The supply operation fell under the code name "Yellow Fruit," an
ironic reference to the region's banana republics. The billing
irregularities seemed modest at first, the doctoring of records
to conceal vacation flights to Europe. But Golden began to
suspect that the corruption went deeper.
By October 1983, Yellow Fruit had turned thoroughly rotten, and
the Army began a criminal inquiry. "The more we dig into that,"
said Gen. Maxwell R. Thurman, then vice chief of the U.S. Army,
"the more we find out that it goes into agencies using money,
procuring all sorts of materiel."
Reacting to the scandal, Thurman implemented new secret
accounting procedures for supporting CIA activities. "We have
tried to do our best to tighten up our procedures," Thurman said.
But the muck of the Central American operations was oozing out
elsewhere, too, as Casey recruited unsavory characters from the
region to carry out his bidding. One of the worst of these
allies was Panama's Gen. Manuel Noriega, whom Casey found useful
funnelling money and supplies to the Nicaraguan contras.
In September 1983, Powell traveled with Weinberger on an
inspection of Central America. They were accompanied by an
eager Marine Major from the National Security Council staff,
named Oliver North. "From the moment we were airborne, he
started worming his way into Weinberger's presence," Powell
wrote in his memoirs, My American Journey.
Powell was even more contemptuous of Noriega, "an unappealing
man, with his pockmarked face, beady, darting eyes, and arrogant
swagger." Meeting Noriega, Powell claimed to have "the crawling
sense that I was in the presence of evil." There was also
intelligence that Noriega was working with Colombian drug
traffickers, but Powell has made no claim that he sought
Noriega's ouster from the U.S. payroll. "Cold War politics
sometimes made for creepy bedfellows," Powell rationalized.
Powell's retrospective disdain for Noriega also does not square
with the enthusiasm some of Powell's Pentagon friends expressed
for the Panamanian at the time. Powell's pal, Richard Armitage,
the assistant defense secretary for inter-American affairs,
hosted a Washington lunch in November 1983, honoring Noriega.

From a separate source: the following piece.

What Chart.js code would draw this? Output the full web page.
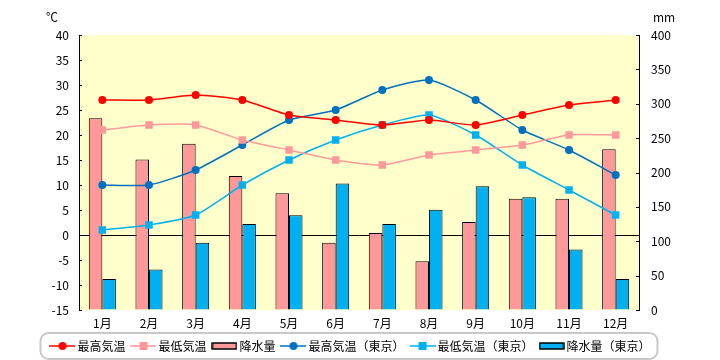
<!DOCTYPE html>
<html>
<head>
<meta charset="utf-8">
<script src="https://cdn.jsdelivr.net/npm/chart.js@4/dist/chart.umd.min.js"></script>
<style>
html,body{margin:0;padding:0;background:#fff;}
#wrap{width:720px;height:360px;position:relative;}
</style>
</head>
<body>
<div id="wrap"><canvas id="c" width="720" height="360"></canvas></div>
<script>
const categories = ['1月','2月','3月','4月','5月','6月','7月','8月','9月','10月','11月','12月'];
const maxTemp = [27, 27, 28, 27, 24, 23, 22, 23, 22, 24, 26, 27];
const minTemp = [21, 22, 22, 19, 17, 15, 14, 16, 17, 18, 20, 20];
const precip = [279, 219, 242, 195, 170, 98, 112, 71, 128, 162, 162, 234];
const maxTempTokyo = [10, 10, 13, 18, 23, 25, 29, 31, 27, 21, 17, 12];
const minTempTokyo = [1, 2, 4, 10, 15, 19, 22, 24, 20, 14, 9, 4];
const precipTokyo = [45, 59, 98, 125, 138, 184, 125, 146, 180, 164, 88, 45];
const seriesNames = ['最高気温','最低気温','降水量','最高気温（東京）','最低気温（東京）','降水量（東京）'];
const tempUnit = '℃';
const precipUnit = 'mm';

const FONT = "'Noto Sans CJK JP', 'Noto Sans', sans-serif";
const C_RED = '#ff0000', C_PINK = '#ff9999', C_DBLUE = '#0070c0', C_LBLUE = '#00b0f0';

const BW = 18; // legend box width
function iconLine(color, shape) {
  const cv = document.createElement('canvas');
  cv.width = BW + 8; cv.height = 10;
  const g = cv.getContext('2d');
  g.strokeStyle = color; g.lineWidth = 1.5;
  g.beginPath(); g.moveTo(0, 5); g.lineTo(cv.width, 5); g.stroke();
  g.fillStyle = color;
  if (shape === 'circle') { g.beginPath(); g.arc(cv.width/2, 5, 4, 0, Math.PI*2); g.fill(); }
  else { g.fillRect(cv.width/2 - 4, 1, 8, 8); }
  return cv;
}
function iconBar(color) {
  const cv = document.createElement('canvas');
  cv.width = BW + 8; cv.height = 10;
  const g = cv.getContext('2d');
  g.fillStyle = color; g.fillRect(1, 2, cv.width - 2, 6);
  g.strokeStyle = '#000'; g.lineWidth = 1.5; g.strokeRect(1, 2, cv.width - 2, 6);
  return cv;
}
const icons = [iconLine(C_RED,'circle'), iconLine(C_PINK,'rect'), iconBar(C_PINK),
               iconLine(C_DBLUE,'circle'), iconLine(C_LBLUE,'rect'), iconBar(C_LBLUE)];

const bgPlugin = {
  id: 'bg',
  beforeDraw(chart) {
    const a = chart.chartArea, ctx = chart.ctx;
    ctx.save(); ctx.fillStyle = '#ffffcc';
    ctx.fillRect(a.left, a.top, a.right - a.left, a.bottom - a.top);
    ctx.restore();
  },
  afterDraw(chart) {
    const a = chart.chartArea, ctx = chart.ctx;
    ctx.save();
    ctx.strokeStyle = '#000'; ctx.lineWidth = 1;
    const y = chart.scales.y, y1 = chart.scales.y1;
    y.ticks.forEach((t, i) => { const p = Math.round(y.getPixelForTick(i)) + 0.5; ctx.beginPath(); ctx.moveTo(a.left, p); ctx.lineTo(a.left + 3, p); ctx.stroke(); });
    y1.ticks.forEach((t, i) => { const p = Math.round(y1.getPixelForTick(i)) + 0.5; ctx.beginPath(); ctx.moveTo(a.right - 3, p); ctx.lineTo(a.right, p); ctx.stroke(); });
    ctx.fillStyle = '#000'; ctx.font = '12px ' + FONT; ctx.textAlign = 'center'; ctx.textBaseline = 'middle';
    ctx.fillText(tempUnit, a.left - 27, 17);
    ctx.fillText(precipUnit, a.right + 25, 17);
    // legend frame
    const lg = chart.legend;
    if (lg && lg.legendHitBoxes && lg.legendHitBoxes.length) {
      const hb = lg.legendHitBoxes;
      let l = Infinity, r = -Infinity, t = Infinity, b = -Infinity;
      hb.forEach(h => { l = Math.min(l, h.left); r = Math.max(r, h.left + h.width); t = Math.min(t, h.top); b = Math.max(b, h.top + h.height); });
      const x0 = l - 13, x1 = r + 7, y0 = t - 7, y1b = b + 7;
      ctx.strokeStyle = '#c8c8c8'; ctx.lineWidth = 2;
      ctx.beginPath(); ctx.roundRect(x0, y0, x1 - x0, y1b - y0, 8); ctx.stroke();
    }
    ctx.restore();
  }
};

const lineDs = (label, data, color, style) => ({
  type: 'line', label, data, yAxisID: 'y', order: 0,
  borderColor: color, backgroundColor: color, borderWidth: 1.5,
  pointStyle: style, pointRadius: style === 'rect' ? 5.3 : 4, pointBorderWidth: 0,
  pointBackgroundColor: color, tension: 0.2, fill: false
});
const barDs = (label, data, color) => ({
  type: 'bar', label, data, yAxisID: 'y1', order: 1,
  backgroundColor: color, borderColor: '#000', borderWidth: 1,
  barPercentage: 1, categoryPercentage: 0.58
});

new Chart(document.getElementById('c'), {
  type: 'bar',
  data: {
    labels: categories,
    datasets: [
      lineDs(seriesNames[0], maxTemp, C_RED, 'circle'),
      lineDs(seriesNames[1], minTemp, C_PINK, 'rect'),
      barDs(seriesNames[2], precip, C_PINK),
      lineDs(seriesNames[3], maxTempTokyo, C_DBLUE, 'circle'),
      lineDs(seriesNames[4], minTempTokyo, C_LBLUE, 'rect'),
      barDs(seriesNames[5], precipTokyo, C_LBLUE)
    ]
  },
  options: {
    responsive: false, animation: false, devicePixelRatio: 1,
    layout: { padding: { left: 0, right: 16, top: 35, bottom: -2 } },
    font: { family: FONT, size: 12 },
    scales: {
      x: {
        grid: { display: false }, border: { display: false },
        ticks: { color: '#000', font: { family: FONT, size: 12 }, padding: -2, maxRotation: 0 },
        afterFit(s) { s.height = 21; s._computeLabelArea = () => null; }
      },
      y: {
        position: 'left', min: -15, max: 40,
        ticks: { stepSize: 5, color: '#000', font: { family: FONT, size: 12 }, padding: 10 },
        grid: { drawTicks: false, color: c => c.tick && c.tick.value === 0 ? '#000' : 'rgba(0,0,0,0)', lineWidth: 1 },
        border: { display: true, color: '#000', width: 1 },
        afterFit(s) { s.width = 79; }
      },
      y1: {
        position: 'right', min: 0, max: 400,
        ticks: { stepSize: 50, color: '#000', font: { family: FONT, size: 12 }, padding: 12 },
        grid: { drawTicks: false, drawOnChartArea: false },
        border: { display: true, color: '#000', width: 1 },
        afterFit(s) { s.width = 65; s._computeLabelArea = () => null; }
      }
    },
    plugins: {
      tooltip: { enabled: false },
      legend: {
        position: 'bottom',
        labels: {
          usePointStyle: true, pointStyleWidth: BW, padding: 9, color: '#000',
          font: { family: FONT, size: 12 },
          generateLabels(chart) {
            const items = Chart.defaults.plugins.legend.labels.generateLabels(chart);
            items.sort((a, b) => a.datasetIndex - b.datasetIndex);
            items.forEach(it => { it.pointStyle = icons[it.datasetIndex]; });
            return items;
          }
        }
      }
    }
  },
  plugins: [bgPlugin]
});
</script>
</body>
</html>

"Pentagon officials greeted Noriega's rise to power with great
satisfaction," noted author John Dinges.
Growing Troubles
Noriega's visit coincided with another growing political problem
for the Reagan administration, the refusal of an angry Congress
to continue funding the contra war. The rebel force was gaining
a reputation for brutality, as stories of rapes, summary
executions and massacres flowed back to Washington. Led by
Speaker O'Neill, the Democratic-controlled House capped the
CIA's contra funding at $24 million and threatened to ban contra
aid altogether.
Meanwhile, in the Middle East, Reagan's policies were
encountering more trouble. Reagan had deployed Marines as
peacekeepers in Beirut, but also authorized the USS New Jersey
to shell Islamic villages in the Bekaa Valley, an action that
killed civilians and angered the Shiite Moslems.
On Oct. 23, 1983, Islamic militants struck back, sending a
suicide truck bomber through U.S. security positions and
demolishing a high-rise Marine barracks. A total of 241 Marines
died. "When the shells started falling on the Shiites, they
assumed the American 'referee' had taken sides," Powell wrote
quite sensibly.
U.S. Marines were withdrawn to the USS Guam off Lebanon's coast.
But Casey ordered secret counter-terrorism operations and the
Shiites targeted more Americans. Another bomb destroyed the
U.S. Embassy and killed most of the CIA station. Casey
dispatched veteran CIA officer William Buckley to fill the void.
But on March 14, 1984, Buckley was spirited off the streets of
Beirut to face torture and eventually death. The scene was set
for the Iran-contra scandal.
Back at the Pentagon, Colin Powell might have felt at ease in
the familiar environs of Washington. But the cautious
bureaucrat was working in what might look, from a high-altitude
bomber, like a giant five-sided bulls-eye. Washington was
indeed about to become "Ground Zero."